The ordinance broadly defines how businesses treat gay, lesbian and transgender customers, but a provision that would allow transgendered people to use public bathrooms that correspond to their gender identity created an outcry among social conservatives and legislative leaders such as Moore, R-Cleveland.
“We try to defer to local government as far, as much as we can, but when a local government goes on such a radical course and a reckless course, we in the General Assembly have, I think, not only the authority but actually the duty to do something about it, and in this case, we’re going to,” he said.
House and Senate leaders hope to push legislation through both chambers in a matter of hours Wednesday that would overturn the Charlotte ordinance, which is scheduled to take effect April 1.
Although a bill hasn’t been drafted yet, Moore said it will ban local nondiscrimination laws and replace them with a statewide law. He couldn't say whether the state law would include protections for sexual orientation or gender identity.
Sarah Preston, acting executive director of the North Carolina chapter of the American Civil Liberties Union, said critics of the Charlotte ordinance have highlighted the bathroom provision to foster fear and encourage people to oppose nondiscrimination laws.

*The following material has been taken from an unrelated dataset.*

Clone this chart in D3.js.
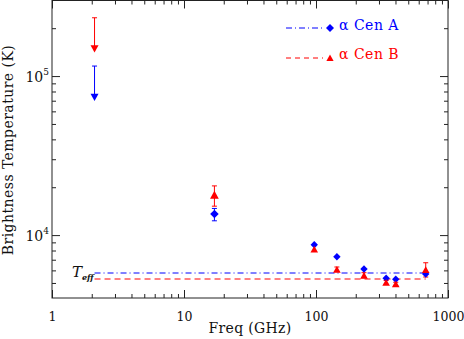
<!DOCTYPE html>
<html><head><meta charset="utf-8">
<script src="https://cdn.jsdelivr.net/npm/d3@7/dist/d3.min.js"></script>
<style>body{margin:0;background:#fff}svg{display:block}</style>
</head><body>
<svg id="c" width="464" height="339"></svg>
<script>
// ---- data ----
const freqs = [2.1, 17, 97, 144, 231, 340, 402, 678];           // GHz
const cenA = [73800, 13550, 8690, 7310, 6115, 5348, 5271, 5692]; // K
const cenALow = [73800, 12300, 8690, 7310, 6115, 5348, 5271, 5692];
const cenAHigh = [115600, 14710, 8690, 7310, 6115, 5348, 5271, 5692];
const cenB = [149300, 17830, 8110, 6055, 5553, 5019, 4904, 6030];
const cenBLow = [149300, 15200, 8110, 5900, 5400, 4900, 4790, 5450];
const cenBHigh = [232600, 20390, 8110, 6300, 5800, 5180, 5050, 6700];
const upperLimit = [true, false, false, false, false, false, false, false];
const teffA = 5790, teffB = 5260;
const xTickVals = [1, 10, 100, 1000];
const xTickLabels = ["1", "10", "100", "1000"];
const yTickBase = ["10", "10"];
const yTickExp = ["5", "4"];
const yTickVals = [1e5, 1e4];
const legendLabels = ["\u03b1 Cen A", "\u03b1 Cen B"];

const svg = d3.select("#c");
const L = 52, R = 448, T = 0.5, B = 298;
const x = d3.scaleLog().domain([1, 1000]).range([L, R]);
const y = d3.scaleLog().domain([4022, 298700]).range([B, T]);
const font = "'DejaVu Serif', 'Liberation Serif', serif";
const blue = "#0000ff", red = "#ff0000";

// minor ticks
const xMinor = [];
for (let d = 1; d < 1000; d *= 10) for (let k = 2; k <= 9; k++) xMinor.push(d * k);
const yMinor = [];
for (let d = 1000; d < 1e6; d *= 10) for (let k = 2; k <= 9; k++) { const v = d * k; if (v > 4022 && v < 298700) yMinor.push(v); }

const g = svg.append("g");
function axisGroup(axis, tx, ty) {
  const a = g.append("g").attr("transform", `translate(${tx},${ty})`).call(axis);
  a.select(".domain").remove();
  a.selectAll("line").attr("stroke", "#222").attr("stroke-width", 1);
  return a;
}
// bottom & top
axisGroup(d3.axisBottom(x).tickValues(xMinor).tickSize(-4).tickFormat(""), 0, B);
axisGroup(d3.axisTop(x).tickValues(xMinor).tickSize(-4).tickFormat(""), 0, T);
const xb = axisGroup(d3.axisBottom(x).tickValues(xTickVals).tickSize(-8).tickPadding(14)
  .tickFormat((d, i) => xTickLabels[i]), 0, B);
xb.selectAll("text").attr("font-family", font).attr("font-size", 12.5).attr("fill", "#111");
axisGroup(d3.axisTop(x).tickValues(xTickVals).tickSize(-8).tickFormat(""), 0, T);
// left & right
axisGroup(d3.axisLeft(y).tickValues(yMinor).tickSize(-4).tickFormat(""), L, 0);
axisGroup(d3.axisRight(y).tickValues(yMinor).tickSize(-4).tickFormat(""), R, 0);
axisGroup(d3.axisLeft(y).tickValues(yTickVals).tickSize(-8).tickFormat(""), L, 0);
axisGroup(d3.axisRight(y).tickValues(yTickVals).tickSize(-8).tickFormat(""), R, 0);
yTickVals.forEach((v, i) => {
  const t = g.append("text").attr("x", L - 3).attr("y", y(v) + 6)
    .attr("text-anchor", "end").attr("font-family", font).attr("font-size", 14).attr("fill", "#111");
  t.append("tspan").text(yTickBase[i]);
  t.append("tspan").attr("dy", -7).attr("font-size", 9).text(yTickExp[i]);
});
// frame
g.append("rect").attr("x", L).attr("y", T).attr("width", R - L).attr("height", B - T)
  .attr("fill", "none").attr("stroke", "#222").attr("stroke-width", 1);

// titles
g.append("text").attr("x", 250).attr("y", 333).attr("text-anchor", "middle")
  .attr("font-family", font).attr("font-size", 14).attr("letter-spacing", 0.3).attr("fill", "#111").text("Freq (GHz)");
g.append("text").attr("transform", `translate(13,150) rotate(-90)`).attr("text-anchor", "middle")
  .attr("font-family", font).attr("font-size", 14).attr("letter-spacing", 0.45).attr("fill", "#111").text("Brightness Temperature (K)");

// Teff lines (centred on pixel boundaries for a soft anti-aliased look)
const f0 = freqs[0], f1 = freqs[freqs.length - 1];
const yA = Math.round(y(teffA)), yB = Math.round(y(teffB));
g.append("line").attr("x1", x(f0)).attr("x2", x(f1)).attr("y1", yA).attr("y2", yA)
  .attr("stroke", blue).attr("stroke-width", 1).attr("stroke-dasharray", "6,3,1,3");
g.append("line").attr("x1", x(f0)).attr("x2", x(f1)).attr("y1", yB).attr("y2", yB)
  .attr("stroke", red).attr("stroke-width", 1).attr("stroke-dasharray", "6,4");
const te = g.append("text").attr("x", 72).attr("y", 277).attr("font-family", font).attr("fill", "#111");
te.append("tspan").attr("font-style", "italic").attr("font-size", 15).text("T");
te.append("tspan").attr("dy", 3).attr("font-style", "italic").attr("font-weight", "bold").attr("font-size", 8).text("eff");

// error bars
function errBars(vals, lo, hi, col) {
  freqs.forEach((f, i) => {
    const top = hi[i], bot = upperLimit[i] ? vals[i] : lo[i];
    if (top === bot) return;
    const cx = x(f);
    g.append("line").attr("x1", cx).attr("x2", cx).attr("y1", y(top)).attr("y2", y(bot)).attr("stroke", col).attr("stroke-width", 1);
    g.append("line").attr("x1", cx - 2.5).attr("x2", cx + 2.5).attr("y1", y(top)).attr("y2", y(top)).attr("stroke", col).attr("stroke-width", 1);
    if (!upperLimit[i])
      g.append("line").attr("x1", cx - 2.5).attr("x2", cx + 2.5).attr("y1", y(bot)).attr("y2", y(bot)).attr("stroke", col).attr("stroke-width", 1);
  });
}
errBars(cenA, cenALow, cenAHigh, blue);
errBars(cenB, cenBLow, cenBHigh, red);

const diamond = s => `M0,${-s}L${s},0L0,${s}L${-s},0Z`;
const triUp = s => `M0,${-s}L${s},${s * 0.8}L${-s},${s * 0.8}Z`;
const triDown = s => `M0,${s}L${s},${-s * 0.8}L${-s},${-s * 0.8}Z`;

freqs.forEach((f, i) => {
  const big = i === 1 ? 1.15 : 1;
  g.append("path").attr("transform", `translate(${x(f)},${y(cenA[i])})`)
    .attr("d", upperLimit[i] ? triDown(4) : diamond(3.7 * big)).attr("fill", blue);
  g.append("path").attr("transform", `translate(${x(f)},${y(cenB[i])})`)
    .attr("d", upperLimit[i] ? triDown(4) : triUp(3.8 * big)).attr("fill", red);
});

// legend
const lg = [
  { col: blue, dash: "6,3,1,3", y: 28, ty: 29.5, shape: diamond(4) },
  { col: red, dash: "5,4", y: 58, ty: 58.5, shape: triUp(3.6) }
];
lg.forEach((d, i) => {
  g.append("line").attr("x1", 286).attr("x2", 323).attr("y1", d.y).attr("y2", d.y)
    .attr("stroke", d.col).attr("stroke-width", 1).attr("stroke-dasharray", d.dash);
  g.append("path").attr("transform", `translate(330,${d.y})`).attr("d", d.shape).attr("fill", d.col);
  g.append("text").attr("x", 339).attr("y", d.ty).attr("font-family", font).attr("font-size", 14)
    .attr("letter-spacing", 0.5).attr("fill", d.col).text(legendLabels[i]);
});
</script>
</body></html>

Several conservative groups on Monday called for lawmakers to approve a so-called religious freedom bill, saying local ordinances such as Charlotte’s infringe on the right of business owners who might not want to serve LGBT customers because of their religious beliefs.
“Charlotte chose to pass this nondiscrimination ordinance to try to provide for protections for everyone in their community in areas such as public accommodations,” Preston said. “What we’re hearing in response to that is a lot of vitriol and stigmatization of certain parts of the community that’s really unnecessary.
“That's really the problem with all of this discussion,” she continued. “It really should be about how do we pass ordinances that treat everyone fairly and don't discriminate, and instead, they're focusing on how to stigmatize particular elements of our community. “
Moore said the bill also could include language that would ban so-called living wage laws that raise the local minimum wage in cities and counties.